When you think about climate change solutions, one might think of eco-green technologies or rows of solar panels. These are just the conventional solutions that can just reduce or even eliminate the need for fossil fuels. However, another technique that has been gaining more traction over the years: Geo-Engineering.  Geo-engineering or climate engineering is a broad experimental field designed to mitigate the effects of global warming.

“The concept of climate engineering and these large-scale efforts to manipulate the ‘global thermostat’—is like a magic pill for climate change,” explains Jennie Stephens, Dean’s Professor of Sustainability Science and Policy at Northeastern University. “The risk, of course, is that the pill could fail, or come with unintended consequences.” Rather than transitioning society and the economy from reliance on fossil fuels to renewable energy or focusing on social change to reduce greenhouse gas emissions, some seek to solve climate change with a sweeping technological fix by using climate engineering.

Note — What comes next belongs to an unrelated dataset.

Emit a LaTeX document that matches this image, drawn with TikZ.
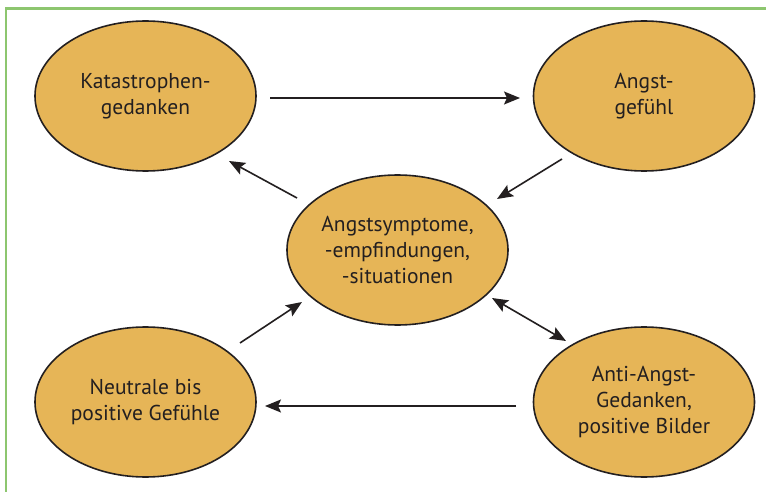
\documentclass[tikz,border=0pt]{standalone}
\usepackage{fontspec}
\setmainfont{PT Sans}
\usetikzlibrary{shapes.geometric,arrows.meta}
\definecolor{boxgreen}{RGB}{141,198,111}
\definecolor{gold}{RGB}{230,181,87}
\definecolor{ink}{RGB}{35,31,32}
\tikzset{
  bubble/.style={ellipse, draw=ink, line width=1.6pt, fill=gold, minimum width=221pt, minimum height=150pt, inner sep=0pt, align=center, text=ink, font=\fontsize{21.5}{26}\selectfont},
  arr/.style={draw=ink, line width=1.6pt, -{Stealth[length=16pt,width=13pt,inset=3pt]}},
  darr/.style={draw=ink, line width=1.6pt, {Stealth[length=16pt,width=13pt,inset=3pt]}-{Stealth[length=16pt,width=13pt,inset=3pt]}}
}
\begin{document}
\begin{tikzpicture}[x=1pt,y=-1pt]
\useasboundingbox (0,0) rectangle (766,492);
\fill[white] (0,0) rectangle (766,492);
\draw[boxgreen, line width=2.6pt] (6,492) -- (6,8.5) -- (766,8.5);

\node[bubble] (kat) at (145.5,96) {Katastrophen-\\gedanken};
\node[bubble] (angst) at (644,96) {Angst-\\gefühl};
\node[bubble] (mid) at (397.5,250) {Angstsymptome,\\-empfindungen,\\-situationen};
\node[bubble] (neut) at (145.5,402) {Neutrale bis\\positive Gefühle};
\node[bubble] (anti) at (644,402) {Anti-Angst-\\Gedanken,\\positive Bilder};

\coordinate (k1) at (270,98);   \coordinate (k2) at (520,98);
\coordinate (a1) at (562,159);  \coordinate (a2) at (497,199);
\coordinate (m1) at (297,198);  \coordinate (m2) at (229,161);
\coordinate (n1) at (240,343);  \coordinate (n2) at (302,302);
\coordinate (d1) at (492,298);  \coordinate (d2) at (566,341);
\coordinate (t1) at (516,406);  \coordinate (t2) at (265,406);

\draw[arr] (k1) -- (k2);
\draw[arr] (a1) -- (a2);
\draw[arr] (m1) -- (m2);
\draw[arr] (n1) -- (n2);
\draw[darr] (d1) -- (d2);
\draw[arr] (t1) -- (t2);
\end{tikzpicture}
\end{document}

Scientists are sucking carbon dioxide from the air with giant fans and preparing to release chemicals from a balloon to dim the sun’s rays as part of climate engineering. The project that received the most attention involves injecting aerosols—or small particles—into the atmosphere to mimic the effects of a large volcano erupting.  However, as Stephens points out, there are multiple risks in doing this research. “Advancing research builds momentum toward deployment and there is no international governance system to manage this,” she said.

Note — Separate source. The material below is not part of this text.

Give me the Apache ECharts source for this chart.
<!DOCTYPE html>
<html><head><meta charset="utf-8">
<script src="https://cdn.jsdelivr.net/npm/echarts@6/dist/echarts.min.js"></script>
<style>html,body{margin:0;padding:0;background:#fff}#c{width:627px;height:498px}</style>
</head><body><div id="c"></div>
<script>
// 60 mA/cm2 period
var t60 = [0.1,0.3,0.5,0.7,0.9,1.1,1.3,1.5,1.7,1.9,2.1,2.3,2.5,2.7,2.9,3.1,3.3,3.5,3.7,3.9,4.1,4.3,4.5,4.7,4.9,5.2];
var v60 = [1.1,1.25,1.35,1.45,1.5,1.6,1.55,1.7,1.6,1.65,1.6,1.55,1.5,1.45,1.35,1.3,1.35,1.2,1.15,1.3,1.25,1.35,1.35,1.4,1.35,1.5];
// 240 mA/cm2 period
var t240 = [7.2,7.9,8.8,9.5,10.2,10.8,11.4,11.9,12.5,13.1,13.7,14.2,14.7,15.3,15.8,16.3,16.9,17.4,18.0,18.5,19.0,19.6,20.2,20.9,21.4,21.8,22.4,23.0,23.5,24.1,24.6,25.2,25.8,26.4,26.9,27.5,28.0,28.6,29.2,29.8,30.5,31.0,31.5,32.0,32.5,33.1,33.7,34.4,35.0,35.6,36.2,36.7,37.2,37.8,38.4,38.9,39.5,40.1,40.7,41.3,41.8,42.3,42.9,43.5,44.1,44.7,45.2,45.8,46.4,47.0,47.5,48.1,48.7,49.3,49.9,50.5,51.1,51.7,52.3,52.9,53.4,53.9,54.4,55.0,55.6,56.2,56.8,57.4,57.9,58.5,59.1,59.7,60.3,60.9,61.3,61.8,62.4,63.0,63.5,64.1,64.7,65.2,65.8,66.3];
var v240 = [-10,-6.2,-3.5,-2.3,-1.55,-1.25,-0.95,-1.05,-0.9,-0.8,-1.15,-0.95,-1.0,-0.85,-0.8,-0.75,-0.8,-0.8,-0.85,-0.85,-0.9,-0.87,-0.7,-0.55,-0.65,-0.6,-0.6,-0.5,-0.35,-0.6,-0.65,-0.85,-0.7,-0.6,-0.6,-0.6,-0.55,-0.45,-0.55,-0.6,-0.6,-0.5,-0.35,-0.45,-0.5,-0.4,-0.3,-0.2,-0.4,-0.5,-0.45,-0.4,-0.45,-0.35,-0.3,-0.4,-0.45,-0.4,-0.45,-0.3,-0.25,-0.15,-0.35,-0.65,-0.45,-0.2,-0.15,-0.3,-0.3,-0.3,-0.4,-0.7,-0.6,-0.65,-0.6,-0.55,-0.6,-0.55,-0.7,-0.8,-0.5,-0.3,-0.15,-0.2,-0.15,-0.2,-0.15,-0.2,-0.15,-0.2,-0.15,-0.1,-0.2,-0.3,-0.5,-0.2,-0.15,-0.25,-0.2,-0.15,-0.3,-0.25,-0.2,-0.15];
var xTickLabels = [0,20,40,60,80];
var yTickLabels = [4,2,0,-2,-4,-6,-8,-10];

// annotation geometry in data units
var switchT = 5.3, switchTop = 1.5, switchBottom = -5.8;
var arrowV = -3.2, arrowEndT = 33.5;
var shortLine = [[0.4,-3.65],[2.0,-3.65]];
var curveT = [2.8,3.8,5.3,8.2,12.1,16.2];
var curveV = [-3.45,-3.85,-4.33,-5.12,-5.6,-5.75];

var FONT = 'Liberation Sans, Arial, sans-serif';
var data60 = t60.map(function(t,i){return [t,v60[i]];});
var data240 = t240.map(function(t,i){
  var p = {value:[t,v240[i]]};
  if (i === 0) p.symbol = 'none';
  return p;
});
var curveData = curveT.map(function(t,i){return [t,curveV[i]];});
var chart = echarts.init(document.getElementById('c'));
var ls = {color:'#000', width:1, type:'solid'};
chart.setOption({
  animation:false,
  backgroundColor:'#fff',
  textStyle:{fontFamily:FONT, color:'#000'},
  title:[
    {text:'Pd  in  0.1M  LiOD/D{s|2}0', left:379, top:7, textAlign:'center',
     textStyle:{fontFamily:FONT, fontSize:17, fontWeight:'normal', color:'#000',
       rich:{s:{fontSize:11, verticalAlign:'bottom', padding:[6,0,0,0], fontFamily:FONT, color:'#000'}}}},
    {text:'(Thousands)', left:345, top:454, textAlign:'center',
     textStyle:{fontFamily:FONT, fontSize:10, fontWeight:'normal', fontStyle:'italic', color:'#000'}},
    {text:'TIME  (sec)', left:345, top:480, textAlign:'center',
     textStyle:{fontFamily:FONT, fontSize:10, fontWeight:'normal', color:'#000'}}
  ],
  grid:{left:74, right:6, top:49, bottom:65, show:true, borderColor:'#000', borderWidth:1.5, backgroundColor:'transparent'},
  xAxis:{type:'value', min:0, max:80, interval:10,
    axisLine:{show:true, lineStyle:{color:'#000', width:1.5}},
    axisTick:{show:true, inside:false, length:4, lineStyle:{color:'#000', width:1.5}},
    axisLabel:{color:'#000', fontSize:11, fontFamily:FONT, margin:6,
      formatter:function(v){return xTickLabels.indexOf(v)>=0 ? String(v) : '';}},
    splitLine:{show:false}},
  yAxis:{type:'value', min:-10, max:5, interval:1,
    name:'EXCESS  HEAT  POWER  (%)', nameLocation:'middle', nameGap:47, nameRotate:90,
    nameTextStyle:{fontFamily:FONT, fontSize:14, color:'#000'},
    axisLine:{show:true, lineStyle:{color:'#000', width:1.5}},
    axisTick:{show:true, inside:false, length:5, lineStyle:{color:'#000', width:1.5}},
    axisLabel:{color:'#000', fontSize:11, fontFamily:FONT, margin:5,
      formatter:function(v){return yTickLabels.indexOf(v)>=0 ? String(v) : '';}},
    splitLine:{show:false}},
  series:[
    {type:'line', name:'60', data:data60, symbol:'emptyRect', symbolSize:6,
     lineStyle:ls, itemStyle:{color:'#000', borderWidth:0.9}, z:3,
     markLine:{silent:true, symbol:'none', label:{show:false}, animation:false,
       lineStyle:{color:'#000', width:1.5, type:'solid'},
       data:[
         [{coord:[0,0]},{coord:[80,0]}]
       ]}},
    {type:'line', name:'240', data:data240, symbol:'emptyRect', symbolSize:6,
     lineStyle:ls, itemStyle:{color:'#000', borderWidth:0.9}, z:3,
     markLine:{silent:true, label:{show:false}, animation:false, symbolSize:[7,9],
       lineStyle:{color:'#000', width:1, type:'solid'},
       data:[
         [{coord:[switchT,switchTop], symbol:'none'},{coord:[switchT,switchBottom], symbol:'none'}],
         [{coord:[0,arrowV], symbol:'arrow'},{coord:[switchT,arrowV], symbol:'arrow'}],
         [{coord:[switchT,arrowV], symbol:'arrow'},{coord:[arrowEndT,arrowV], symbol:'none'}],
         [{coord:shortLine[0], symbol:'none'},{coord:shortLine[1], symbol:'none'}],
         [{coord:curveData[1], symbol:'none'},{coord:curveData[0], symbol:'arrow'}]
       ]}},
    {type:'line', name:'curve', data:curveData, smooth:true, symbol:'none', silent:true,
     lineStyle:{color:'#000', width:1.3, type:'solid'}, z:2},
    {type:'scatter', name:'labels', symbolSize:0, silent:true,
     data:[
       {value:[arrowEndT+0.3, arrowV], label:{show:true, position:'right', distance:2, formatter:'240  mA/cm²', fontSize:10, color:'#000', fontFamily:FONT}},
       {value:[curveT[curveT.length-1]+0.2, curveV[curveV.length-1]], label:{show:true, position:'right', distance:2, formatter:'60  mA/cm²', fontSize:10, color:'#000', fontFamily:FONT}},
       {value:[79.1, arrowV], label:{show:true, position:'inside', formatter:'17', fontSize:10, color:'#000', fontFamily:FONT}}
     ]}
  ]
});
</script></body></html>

“There is a potential for a huge power differential with regard to who’s making decisions for who,” Stephens said. And it’s “almost inevitable” that optimising the climate in one region of the world will have unforeseen consequences in another. For example, “It’s easy to imagine that the United States might want to seek outcomes that maintain favorable precipitation patterns for Midwest farmers,” Stephens said, “but in doing so, it might actually exacerbate conditions in the Sahel.” This could widen the global inequality gap even further.

“One powerful person, entity, or country could decide to do this on its own, almost unilaterally, and that would have an impact on the whole world,” Stephens said.